Der regionalen Stabilisierung soll auch das Vorhaben der Gemeinschaft dienen, eine „Westafrikanische Wahlkommission“ einzurichten, um – wie in Mali geplant – Wahlen in Mitglieds- und Nachbarländern zu überprüfen und die Demokratie zu stärken. Als weitere zentrale Herausforderungen, die die Afrikaner gemeinsam angehen wollen, hob Ouattara das Problem der Kindersoldaten und die Folgen des immensen Bevölkerungswachstums hervor. So wird sich die Bevölkerung des Kontinents bis zum Jahr 2050 voraussichtlich auf zwei Milliarden verdoppeln. Diesen überwiegend jungen Menschen gelte es, angemessene Beschäftigungsmöglichkeiten zu bieten.

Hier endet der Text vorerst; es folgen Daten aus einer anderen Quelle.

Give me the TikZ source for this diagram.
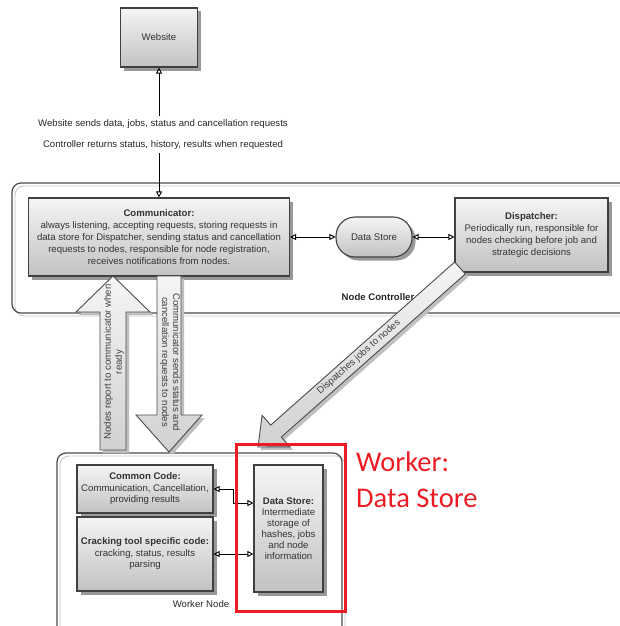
\documentclass[tikz,border=0pt]{standalone}
\usepackage{fontspec}
\setmainfont{Liberation Sans}
\newfontfamily\redfont{Carlito}
\usetikzlibrary{arrows.meta,shadows}
\definecolor{hl}{HTML}{ED1C24}

\begin{document}
\begin{tikzpicture}[x=1pt,y=-1pt]
		\tikzstyle{box}=[draw=black!75,line width=1.1pt,top color=black!4,bottom color=black!24,
			drop shadow={shadow xshift=3.5pt,shadow yshift=-3.5pt,fill=black!40,opacity=1},
			text=black!80,align=center,font=\fontsize{9.6}{12}\selectfont,inner sep=2pt]
		\tikzstyle{frame}=[draw=black!70,line width=1.2pt,rounded corners=9pt]
		\tikzstyle{frameshade}=[draw=black!22,line width=0.9pt,rounded corners=9pt]
		\tikzstyle{link}=[line width=0.9pt,{Triangle[open,length=6pt,width=6pt]}-{Triangle[open,length=6pt,width=6pt]}]
		\tikzstyle{big}=[draw=black!70,line width=0.9pt,top color=black!4,bottom color=black!18,
			drop shadow={shadow xshift=3pt,shadow yshift=-3pt,fill=black!25,opacity=1}]
		\tikzstyle{bigtext}=[text=black!75,align=center,font=\fontsize{9.6}{11}\selectfont,inner sep=1pt]
		\tikzstyle{lbl}=[font=\fontsize{9.6}{12}\selectfont,text=black!85]
		\useasboundingbox (0,0) rectangle (619,626);

		% containers
		\draw[frameshade] (15,186) rectangle (660,316);
		\draw[frame] (12,183) rectangle (657,313);
		\draw[frameshade] (60,456) rectangle (345,680);
		\draw[frame] (57,453) rectangle (342,677);
		\node[lbl,font=\bfseries\fontsize{9.6}{12}\selectfont] (ctrllabel) at (378,297) {Node Controller};
		\node[lbl] (workerlabel) at (201,604) {Worker Node};

		% node controller
		\node[box,minimum width=77pt,minimum height=59pt] (website) at (159,37.5) {Website};
		\node[box,minimum width=261pt,minimum height=78pt] (comm) at (159,237) {\textbf{Communicator:}\\always listening, accepting requests, storing requests in\\data store for Dispatcher, sending status and cancellation\\requests to nodes, responsible for node registration,\\receives notifications from nodes.};
		\node[box,rounded corners=19pt,minimum width=76pt,minimum height=40pt] (dstore) at (374,237) {Data Store};
		\node[box,minimum width=153pt,minimum height=74pt] (disp) at (531.5,235) {\textbf{Dispatcher:}\\Periodically run, responsible for\\nodes checking before job and\\strategic decisions};

		% worker node
		\node[box,minimum width=136pt,minimum height=48pt,font=\fontsize{9.6}{11.5}\selectfont] (common) at (145,489) {\textbf{Common Code:}\\Communication, Cancellation,\\providing results};
		\node[box,minimum width=136pt,minimum height=74pt,font=\fontsize{9.6}{11.5}\selectfont] (crack) at (145,554) {\textbf{Cracking tool specific code:}\\cracking, status, results\\parsing};
		\node[box,minimum width=69pt,minimum height=127pt,font=\fontsize{9.6}{11}\selectfont] (wstore) at (288.5,528.5) {\textbf{Data Store:}\\Intermediate\\storage of\\hashes, jobs\\and node\\information};

		\draw[link] (comm) -- (website)
			node[midway,fill=white,xshift=4pt,yshift=-2pt,align=center,font=\fontsize{9.6}{21}\selectfont,text=black!85]
			{Website sends data, jobs, status and cancellation requests\\Controller returns status, history, results when requested};
		\draw[link] (comm) -- (dstore);
		\draw[link] (dstore.east) -- (dstore.east -| disp.west);
		\draw[link] (common.east) -- ++(20,0) |- ([yshift=25.5pt]wstore.west);
		\draw[link] (crack.east) -- (crack.east -| wstore.west);

		% block arrows
		\draw[big] (100,450) -- (100,312) -- (76,312) -- (113,276) -- (150,312) -- (126,312) -- (126,450) -- cycle;
		\node[bigtext,rotate=90] (uptext) at (114,362) {Nodes report to communicator when\\ready};
		\draw[big] (157,276) -- (157,415) -- (136,415) -- (169,452) -- (202,415) -- (181,415) -- (181,276) -- cycle;
		\node[bigtext,rotate=-90] (downtext) at (170,362) {Communicator sends status and\\cancellation requests to nodes};
		\draw[big] (465.3,274.0) -- (281.3,437.1) -- (289.9,446.8) -- (258,447) -- (262.1,415.4) -- (270.7,425.1) -- (454.7,262.0) -- cycle;
		\node[bigtext,rotate=41.5] (diagtext) at (359,357) {Dispatches jobs to nodes};

		% highlight
		\draw[hl,line width=3pt] (236,444) rectangle (345,611);
		\node[anchor=north west,inner sep=0pt,text=hl,align=left,font=\redfont\fontsize{28.5}{36}\selectfont] (redlabel) at (356,452) {Worker:\\Data Store};
\end{tikzpicture}
\end{document}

Der 1975 gegründete Zusammenschluss 15 westafrikanischer Länder wolle zu diesem Zweck seine Integration weiter vertiefen. Das durchschnittliche Wirtschaftswachstum von fünf Prozent lasse sich noch steigern. Man versuche zudem, den Wohlstand gerecht zu verteilen. Insgesamt zeichnete Ouattara von Afrika das Bild eines Kontinents im Aufbruch. Auch Demokratie und Menschenrechtslage verbesserten sich zunehmend. Logische Konsequenz der wachsenden Bedeutung Afrikas müsse es sein, den Kontinent in internationalen Organisationen angemessen zu repräsentieren. So verdiene Afrika einen ständigen Sitz im Sicherheitsrat der Vereinten Nationen. „Afrika wird dazu beitragen, die Welt friedlicher zu machen,“ sagte Ouattara.